Stated problem: Print only the lines from the top of the data through the line with "const capW = step * 0.42;", both included, skipping every picture.

Raw data:
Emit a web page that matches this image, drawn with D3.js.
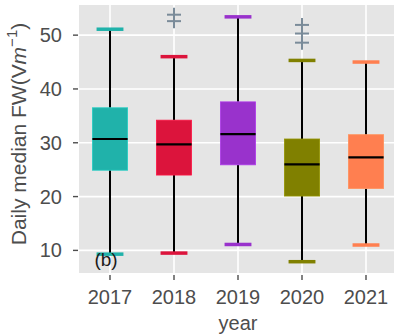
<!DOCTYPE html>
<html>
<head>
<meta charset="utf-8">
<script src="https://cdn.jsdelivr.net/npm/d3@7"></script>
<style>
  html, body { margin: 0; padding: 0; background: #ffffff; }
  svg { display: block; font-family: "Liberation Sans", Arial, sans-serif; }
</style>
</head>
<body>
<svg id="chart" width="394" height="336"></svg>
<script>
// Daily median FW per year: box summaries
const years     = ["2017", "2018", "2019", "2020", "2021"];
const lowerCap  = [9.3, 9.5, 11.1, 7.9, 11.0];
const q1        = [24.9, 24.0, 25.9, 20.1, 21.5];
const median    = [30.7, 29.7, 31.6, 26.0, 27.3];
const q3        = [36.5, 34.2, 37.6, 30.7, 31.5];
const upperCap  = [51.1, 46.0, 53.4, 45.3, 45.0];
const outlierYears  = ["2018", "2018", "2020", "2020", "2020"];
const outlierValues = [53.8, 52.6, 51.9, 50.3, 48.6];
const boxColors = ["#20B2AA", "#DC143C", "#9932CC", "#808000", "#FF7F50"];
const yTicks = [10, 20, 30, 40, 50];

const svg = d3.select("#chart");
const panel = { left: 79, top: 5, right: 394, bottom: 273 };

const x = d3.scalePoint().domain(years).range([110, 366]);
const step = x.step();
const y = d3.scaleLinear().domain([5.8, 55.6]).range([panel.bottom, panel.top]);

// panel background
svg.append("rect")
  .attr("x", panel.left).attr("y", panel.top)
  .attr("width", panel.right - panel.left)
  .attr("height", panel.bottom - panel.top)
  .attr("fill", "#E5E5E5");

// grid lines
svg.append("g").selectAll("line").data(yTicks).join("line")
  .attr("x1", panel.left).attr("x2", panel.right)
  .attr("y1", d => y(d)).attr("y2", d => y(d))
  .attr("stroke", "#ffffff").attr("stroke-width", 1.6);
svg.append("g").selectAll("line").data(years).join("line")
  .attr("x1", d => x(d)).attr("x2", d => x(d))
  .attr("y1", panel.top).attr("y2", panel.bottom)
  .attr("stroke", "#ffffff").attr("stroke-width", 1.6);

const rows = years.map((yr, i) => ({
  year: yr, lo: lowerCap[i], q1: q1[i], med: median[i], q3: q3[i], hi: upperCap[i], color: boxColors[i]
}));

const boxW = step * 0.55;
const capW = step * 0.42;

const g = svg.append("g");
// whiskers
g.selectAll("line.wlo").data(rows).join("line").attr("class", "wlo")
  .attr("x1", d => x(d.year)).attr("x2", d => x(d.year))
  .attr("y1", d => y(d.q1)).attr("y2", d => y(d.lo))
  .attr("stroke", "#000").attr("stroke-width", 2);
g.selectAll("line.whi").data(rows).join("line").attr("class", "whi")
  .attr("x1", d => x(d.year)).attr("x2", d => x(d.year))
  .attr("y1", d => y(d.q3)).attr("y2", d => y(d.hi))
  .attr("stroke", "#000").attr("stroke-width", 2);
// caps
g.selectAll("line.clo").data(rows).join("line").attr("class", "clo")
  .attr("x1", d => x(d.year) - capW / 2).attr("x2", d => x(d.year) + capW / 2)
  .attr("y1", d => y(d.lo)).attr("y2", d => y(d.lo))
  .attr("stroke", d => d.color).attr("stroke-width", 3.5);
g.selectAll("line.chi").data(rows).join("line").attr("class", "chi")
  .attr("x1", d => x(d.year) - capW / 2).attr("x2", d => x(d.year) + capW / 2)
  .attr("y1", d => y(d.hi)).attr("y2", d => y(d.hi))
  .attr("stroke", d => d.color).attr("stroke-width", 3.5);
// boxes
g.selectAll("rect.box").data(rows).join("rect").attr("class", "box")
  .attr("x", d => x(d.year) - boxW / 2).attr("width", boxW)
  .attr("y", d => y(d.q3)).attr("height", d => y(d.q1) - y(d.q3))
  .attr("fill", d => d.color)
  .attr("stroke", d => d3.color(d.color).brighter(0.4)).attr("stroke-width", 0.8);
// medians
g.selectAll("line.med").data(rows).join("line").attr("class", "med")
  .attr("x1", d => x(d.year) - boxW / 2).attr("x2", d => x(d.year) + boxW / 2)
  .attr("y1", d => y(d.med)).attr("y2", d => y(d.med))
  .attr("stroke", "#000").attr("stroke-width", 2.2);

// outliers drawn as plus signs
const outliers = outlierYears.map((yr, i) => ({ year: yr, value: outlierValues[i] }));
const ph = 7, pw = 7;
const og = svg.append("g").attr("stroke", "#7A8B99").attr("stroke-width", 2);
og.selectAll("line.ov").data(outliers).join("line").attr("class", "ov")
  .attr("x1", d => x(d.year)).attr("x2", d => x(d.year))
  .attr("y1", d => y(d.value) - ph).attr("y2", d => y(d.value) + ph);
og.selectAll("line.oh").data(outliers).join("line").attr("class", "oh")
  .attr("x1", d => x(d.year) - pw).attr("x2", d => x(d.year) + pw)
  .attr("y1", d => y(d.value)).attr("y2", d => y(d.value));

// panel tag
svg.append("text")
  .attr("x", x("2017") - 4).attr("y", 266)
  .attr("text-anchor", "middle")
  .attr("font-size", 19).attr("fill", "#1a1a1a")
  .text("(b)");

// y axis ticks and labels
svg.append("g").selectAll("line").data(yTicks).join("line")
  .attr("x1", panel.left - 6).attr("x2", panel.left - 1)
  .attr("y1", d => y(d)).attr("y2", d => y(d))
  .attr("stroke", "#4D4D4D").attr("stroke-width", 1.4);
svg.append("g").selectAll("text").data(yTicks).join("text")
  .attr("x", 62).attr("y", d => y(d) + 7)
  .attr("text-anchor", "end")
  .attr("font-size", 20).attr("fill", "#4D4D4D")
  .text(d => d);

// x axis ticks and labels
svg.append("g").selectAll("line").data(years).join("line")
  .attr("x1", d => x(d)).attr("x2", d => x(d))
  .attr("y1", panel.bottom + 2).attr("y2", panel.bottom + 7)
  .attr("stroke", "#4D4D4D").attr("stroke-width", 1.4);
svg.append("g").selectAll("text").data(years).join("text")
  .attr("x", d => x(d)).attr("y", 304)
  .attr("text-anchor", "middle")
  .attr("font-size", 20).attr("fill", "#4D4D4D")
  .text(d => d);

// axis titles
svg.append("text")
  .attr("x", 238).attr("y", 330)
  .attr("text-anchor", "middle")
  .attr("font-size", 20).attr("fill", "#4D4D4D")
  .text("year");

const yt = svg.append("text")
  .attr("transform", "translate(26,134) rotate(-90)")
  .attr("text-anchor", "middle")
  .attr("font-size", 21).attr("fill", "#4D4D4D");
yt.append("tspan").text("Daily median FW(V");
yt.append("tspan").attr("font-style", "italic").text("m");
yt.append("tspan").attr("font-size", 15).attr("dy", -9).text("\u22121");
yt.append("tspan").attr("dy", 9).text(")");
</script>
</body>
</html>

Worked answer:
Emit a web page that matches this image, drawn with D3.js.
<!DOCTYPE html>
<html>
<head>
<meta charset="utf-8">
<script src="https://cdn.jsdelivr.net/npm/d3@7"></script>
<style>
  html, body { margin: 0; padding: 0; background: #ffffff; }
  svg { display: block; font-family: "Liberation Sans", Arial, sans-serif; }
</style>
</head>
<body>
<svg id="chart" width="394" height="336"></svg>
<script>
// Daily median FW per year: box summaries
const years     = ["2017", "2018", "2019", "2020", "2021"];
const lowerCap  = [9.3, 9.5, 11.1, 7.9, 11.0];
const q1        = [24.9, 24.0, 25.9, 20.1, 21.5];
const median    = [30.7, 29.7, 31.6, 26.0, 27.3];
const q3        = [36.5, 34.2, 37.6, 30.7, 31.5];
const upperCap  = [51.1, 46.0, 53.4, 45.3, 45.0];
const outlierYears  = ["2018", "2018", "2020", "2020", "2020"];
const outlierValues = [53.8, 52.6, 51.9, 50.3, 48.6];
const boxColors = ["#20B2AA", "#DC143C", "#9932CC", "#808000", "#FF7F50"];
const yTicks = [10, 20, 30, 40, 50];

const svg = d3.select("#chart");
const panel = { left: 79, top: 5, right: 394, bottom: 273 };

const x = d3.scalePoint().domain(years).range([110, 366]);
const step = x.step();
const y = d3.scaleLinear().domain([5.8, 55.6]).range([panel.bottom, panel.top]);

// panel background
svg.append("rect")
  .attr("x", panel.left).attr("y", panel.top)
  .attr("width", panel.right - panel.left)
  .attr("height", panel.bottom - panel.top)
  .attr("fill", "#E5E5E5");

// grid lines
svg.append("g").selectAll("line").data(yTicks).join("line")
  .attr("x1", panel.left).attr("x2", panel.right)
  .attr("y1", d => y(d)).attr("y2", d => y(d))
  .attr("stroke", "#ffffff").attr("stroke-width", 1.6);
svg.append("g").selectAll("line").data(years).join("line")
  .attr("x1", d => x(d)).attr("x2", d => x(d))
  .attr("y1", panel.top).attr("y2", panel.bottom)
  .attr("stroke", "#ffffff").attr("stroke-width", 1.6);

const rows = years.map((yr, i) => ({
  year: yr, lo: lowerCap[i], q1: q1[i], med: median[i], q3: q3[i], hi: upperCap[i], color: boxColors[i]
}));

const boxW = step * 0.55;
const capW = step * 0.42;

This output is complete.